Opinion
September 22, 1927.
Samuel Horowitz [ Philip E. Rosenblum of counsel], for the plaintiff.
Noah Seedman for the defendant.
Plaintiff sues for "services rendered in connection with an appeal," and it appears that the services consisted in substance of the successful preparation and argument of an appeal from an order of the fire department of New York city to the board of standards and appeals, for which, under a written agreement between these parties, a percentage fee is claimed to be due.

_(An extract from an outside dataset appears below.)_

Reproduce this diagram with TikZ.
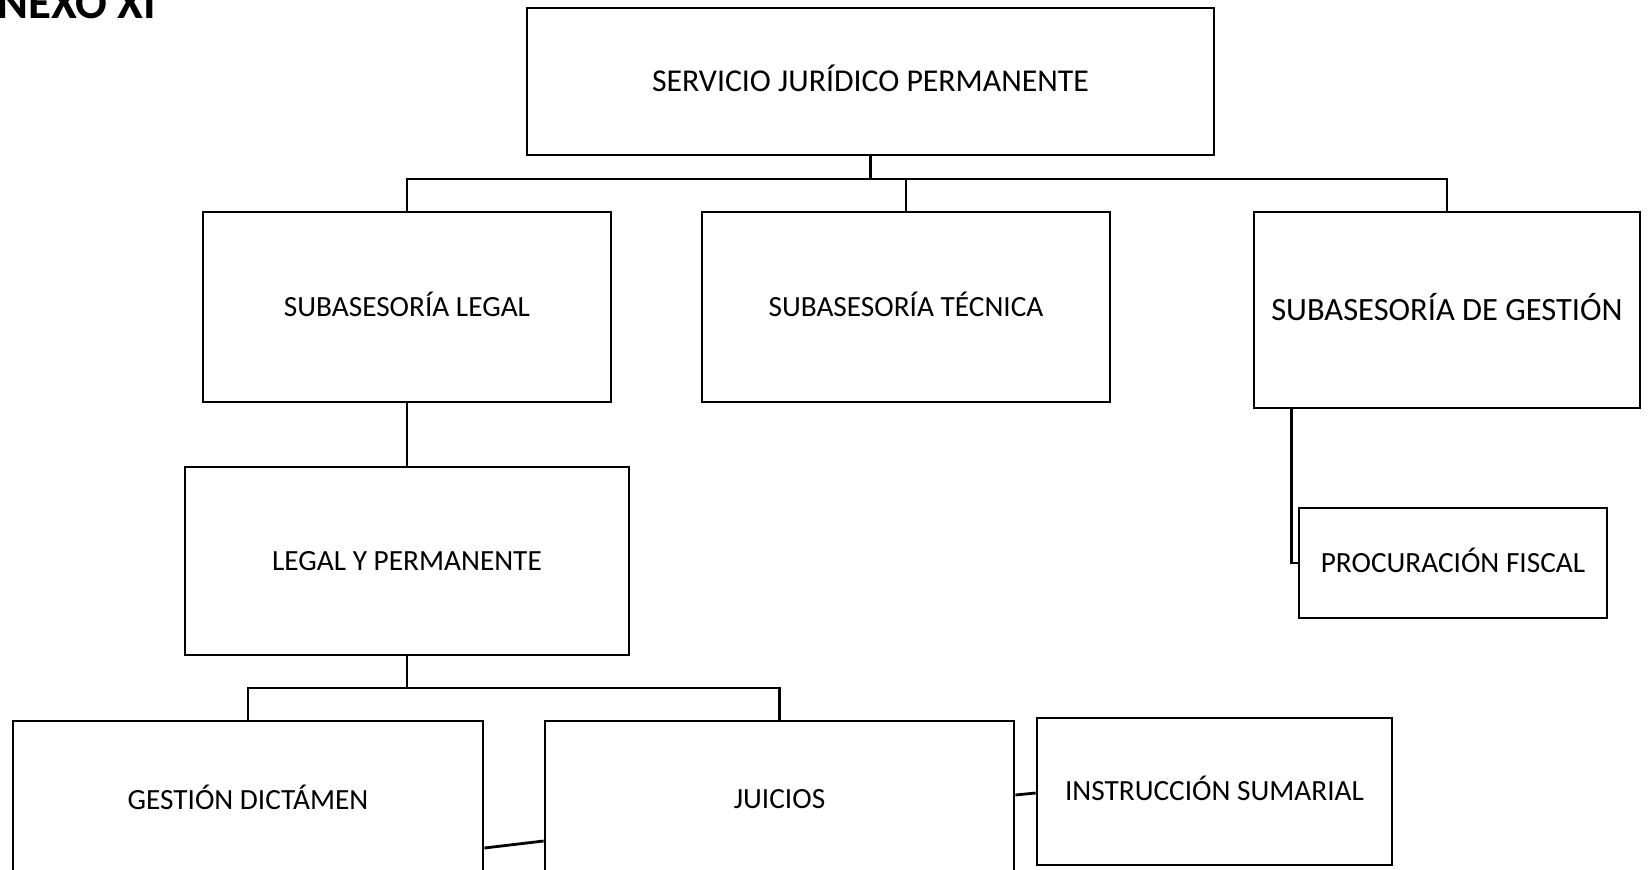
\documentclass[tikz,border=0pt]{standalone}
\usepackage{fontspec}
\setmainfont{Carlito}
\begin{document}
\begin{tikzpicture}[x=1pt,y=-1pt,
  box/.style={draw=black, line width=2.8pt, inner sep=0pt, align=center,
    font=\fontsize{29.3}{32}\selectfont, text height=18.9pt, text depth=0pt},
  conn/.style={draw=black, line width=2.8pt}]
\useasboundingbox (0,0) rectangle (1652,870);
\clip (0,0) rectangle (1652,870);
\fill[white] (0,0) rectangle (1652,870);
\node[anchor=base west, inner sep=0pt, font=\bfseries\fontsize{47}{47}\selectfont] (title) at (-3,18.5) {NEXO XI};
% boxes
\node[box, minimum width=687pt, minimum height=147pt, font=\fontsize{31.8}{34}\selectfont, text height=20.5pt] (top) at (870.5,81.5) {SERVICIO JURÍDICO PERMANENTE};
\node[box, minimum width=408pt, minimum height=190pt] (legal) at (407,307) {SUBASESORÍA LEGAL};
\node[box, minimum width=408pt, minimum height=190pt] (tec) at (906,307) {SUBASESORÍA TÉCNICA};
\node[box, minimum width=386pt, minimum height=196pt, font=\fontsize{32.5}{35}\selectfont, text height=20.9pt] (gs) at (1447,310) {SUBASESORÍA DE GESTIÓN};
\node[box, minimum width=444pt, minimum height=188pt] (lyp) at (407,561) {LEGAL Y PERMANENTE};
\node[box, minimum width=470pt, minimum height=158pt] (gd) at (248,800) {GESTIÓN DICTÁMEN};
\node[box, minimum width=469pt, minimum height=156pt] (ju) at (779.5,799) {JUICIOS};
\node[box, minimum width=355pt, minimum height=147pt] (ins) at (1214.5,791.5) {INSTRUCCIÓN SUMARIAL};
\node[box, minimum width=308pt, minimum height=110pt] (pf) at (1453,563) {PROCURACIÓN FISCAL};
% bus coordinates
\coordinate (busA) at (870.5,179);
\coordinate (busB) at (407,688);
% connectors
\draw[conn] (top.south) -- (busA);
\draw[conn] (legal.north) -- (legal.north |- busA) -- (gs.north |- busA) -- (gs.north);
\draw[conn] (tec.north) -- (tec.north |- busA);
\draw[conn] (legal.south) -- (lyp.north);
\draw[conn] (lyp.south) -- (busB);
\draw[conn] (gd.north) -- (gd.north |- busB) -- (ju.north |- busB) -- (ju.north);
\draw[conn] ([yshift=-48pt]gd.east) -- ([yshift=-42pt]ju.west);
\draw[conn] ([yshift=4pt]ju.east) -- ([yshift=-1.5pt]ins.west);
\draw[conn] ([xshift=39pt]gs.south west) |- (pf.west);
\end{tikzpicture}
\end{document}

Upon the trial, defendant rested upon plaintiff's testimony, and asked for dismissal upon the ground that the claim and agreement was for the rendition by a corporation of legal services, and, therefore, violative of section 280 of the Penal Law and against public policy and void.
In People ex rel. Floersheimer v. Purdy ( 221 N.Y. 481), relied upon by both plaintiff and defendant herein, it would appear that the decisive element applicable herein was that the corporation was active in procuring a Supreme Court "writ."
Mr. Justice DOWLING, in the case of Tenenbaum v. Higgins ( 190 A.D. 861), decided that the services alleged in complaint were not against the Penal Law provisions, where they are merely to act as agent before the tax board, especially as the Tax Law permits an appearance by agent acquainted with the facts. The court, however, decided that a statutory body such as a tax commission is administrative, and not judicial, and that, therefore, appearance before it is not "the practice of the law."
As the board of standards and appeals is of the same statutory nature, I am constrained, against my personal opinion, to hold that this case is decisive up to the present herein, and, therefore, must give judgment for the plaintiff.